Q: As an interactive programmer, what are some limitations you've encountered while trying to meet customer requirements?

A: Three things come to mind:

  • “Because programming is so rules driven, it's often not possible to build for Bloom's higher levels like analyzing, evaluating, and creating. For these levels, we can build pieces of the larger goal that can be integrated into a whole activity or process.” For example, using interactivities as the basis for discussion and problem solving.
  • “LMS integration is another concern. While SCORM is simple in concept, we have experienced multiple obstacles to making it work reliably. Many of us think [the Experience API] will provide better results.”
  • Time is probably the most limiting factor. “Even simple interactivities take two to three weeks of a programmer's time—which is someone's money. It quickly becomes a matter of return on investment. Of course, we like to repurpose and standardize some components, but that has its limitations too.”
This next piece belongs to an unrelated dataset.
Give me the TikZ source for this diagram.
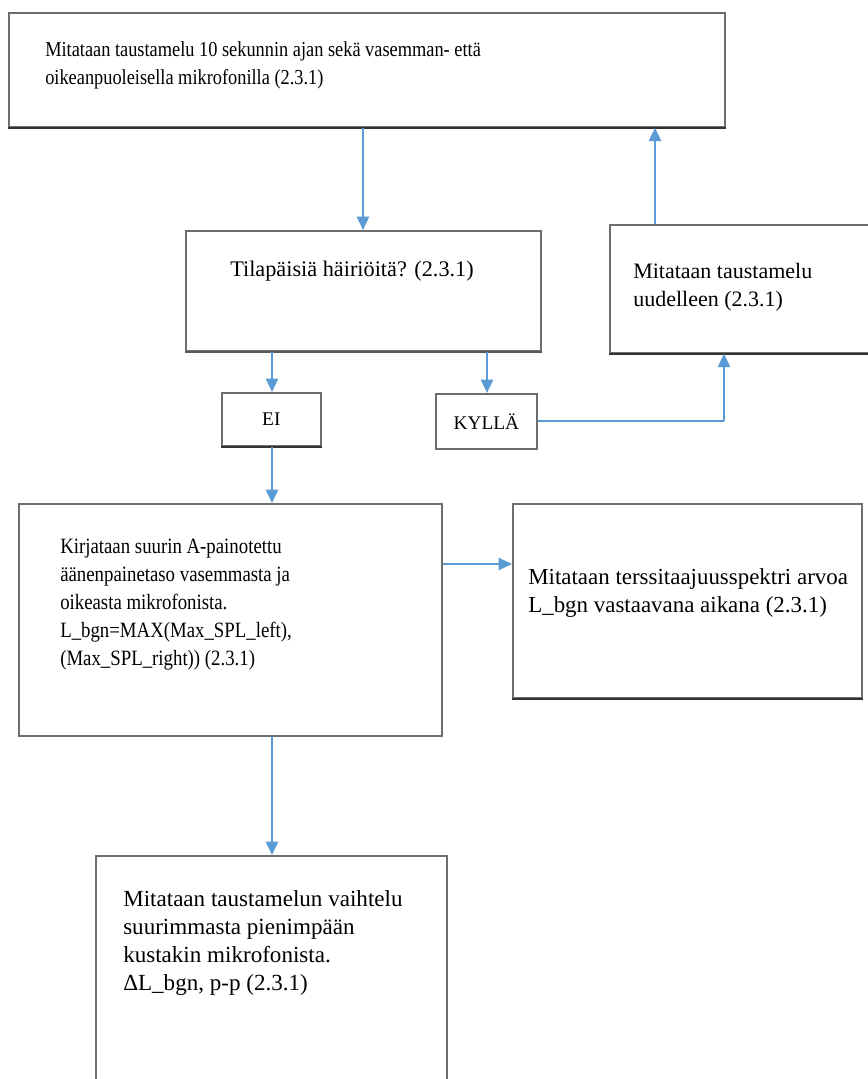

Whether you are working with coders, HTML pages, or authoring tools, it helps tremendously to structure your programmed interactions into components and their interactions with the end-user. This is the realm of the instructional designer or business consultant working with the customer. The construction, the coding and linking, follow.


Aldrich, Clark. Simulations and the Future of Learning: An Innovative (and Perhaps Revolutionary) Approach to e-Learning. San Francisco: Pfeiffer, 2004.

Kiili, Kristian. “Participatory multimedia learning: Engaging learners.” Australasian Journal of Educational Technology. 2005.

Moreno, Roxana and Richard Mayer. “Interactive Multimodal Learning Environments. Special Issue on Interactive Learning Environments: Contemporary Issues and Trends.” Educational Psychology Review, 19(3). 2007.